What Is a G5 Storm?

One of the most powerful—and potentially damaging—space weather phenomena are G5 storms. But what exactly is a G5 storm and what kind of effects can it have on Earth?

Space weather is a term used to describe the phenomena that occur in the space environment between the sun, Earth and beyond. It originates from solar activity and can manifest itself in various different ways, including solar flares, coronal mass ejections and geomagnetic storms, among many others.

While the Earth's magnetic field largely protects us from charged particles emitted by the sun, space weather phenomena can sometimes have an impact on our planet, interfering with life and technological infrastructure, both in space and on the ground.

What Is a Geomagnetic Storm?

Geomagnetic storms are significant disturbances in the Earth's magnetic field caused by changes in the solar wind—a stream of energized, charged particles that flow out of the sun—and the interplanetary magnetic field.

Variations in the solar wind can affect the nature of the Earth's magnetic field, resulting in geomagnetic storms that can last anywhere from hours to days.

The solar wind interacting with Earth
Stock image: An artist's illustration of solar interacting with the Earth's magnetic field. Geomagnetic storms are major disturbances in the Earth’s magnetic field caused by changes in the solar wind. iStock

These storms are often caused by coronal mass ejections (CME)—large expulsions of plasma (the fourth fundamental state of matter) and magnetic field from the outermost part of the sun's atmosphere, called the corona.

High-speed streams of solar wind can also result in geomagnetic storms, although these events tend to be less intense than those associated with CMEs.

What Are the Effects of a Geomagnetic Storm?

Geomagnetic storms heat and distort the ionosphere—part of the Earth's upper atmosphere beginning at around 50 miles above sea level. This can cause interference with long-range radio communication as well as global-positioning systems (GPS).

These storms can also damage satellite electronics.
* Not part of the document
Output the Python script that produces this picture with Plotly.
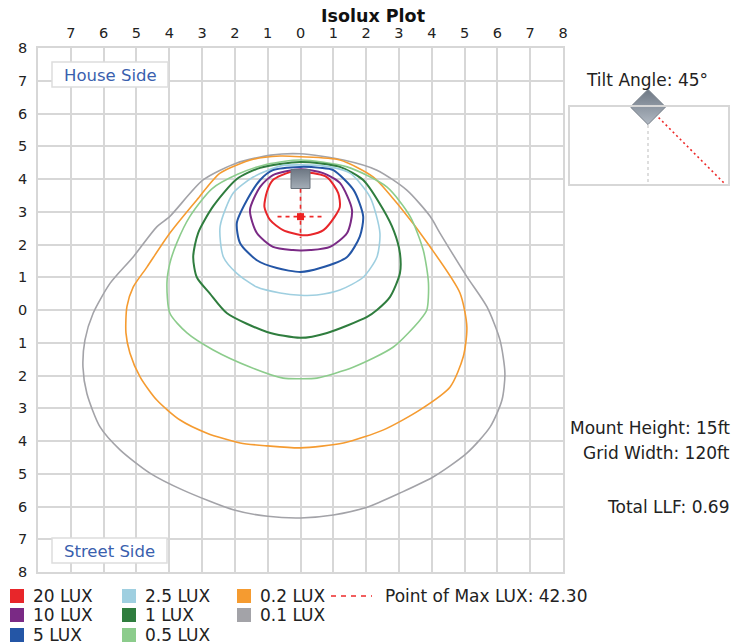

And on the ground, these events can result in power grid surges, which can lead to blackouts.

What Is a G5 storm?

The National Oceanic Administration (NOAA) has created a measurement system to grade geomagnetic storms and their potential effects ranging from G1 (minor) to G5 (extreme).

"Essentially, think of it as a scale for how strong the storm is likely to be," Piyush Mehta, an assistant professor of mechanical and aerospace engineering at West Virginia University, told Newsweek.

"G5 is likely going to impact anything and everything we know about what space weather impacts currently," he said.

While minor geomagnetic storms are likely to have very little effect on the Earth, one that is classified as G5 could produce potentially devastating impacts.

For example, some power grid systems could completely collapse causing widespread outages. Meanwhile, satellite navigation systems might experience difficulties for days. In addition, aurorae might be visible from regions as far south as Florida and southern Texas, according to the NOAA.

Thankfully, G5 storms are rare, but when they do occur, they have the potential to cause serious damage. The strongest geomagnetic storm on record was the Carrington Event of 1859, which led to the failure of telegraph systems around the world, even sparking fires in some telegraph stations.

Aurora Borealis in Iceland
Stock image: Aurora Borealis in the night sky above Iceland. Geomagnetic storms can trigger an aurora in places the phenomenon is not normally seen.

"When it happened, we didn't really have a lot of technology infrastructure," Mehta said. "We only had telegraph lines and things like that, we didn't have power lines. So, it is estimated that a repeat of a Carrington Event today could cause damage worth $2 trillion."

"There are different models that have been developed to predict how likely or how often such events are likely to occur," he said. "And most of the models suggest that a Carrington-type event will likely occur every few hundred years. Nobody really knows exactly when it's going to happen. So, it is better to be prepared and improve our ability to predict when it's going to happen."

According to Mehta, there is also the possibility that storms stronger than the Carrington Event could occur one day.

"There is always the unknown. We just don't know how strong the storm can actually get," he said.

While predicting when a geomagnetic storm will occur is difficult, they are more likely to occur close to a solar maximum—a period in the sun's 11-year cycle when it is particularly active.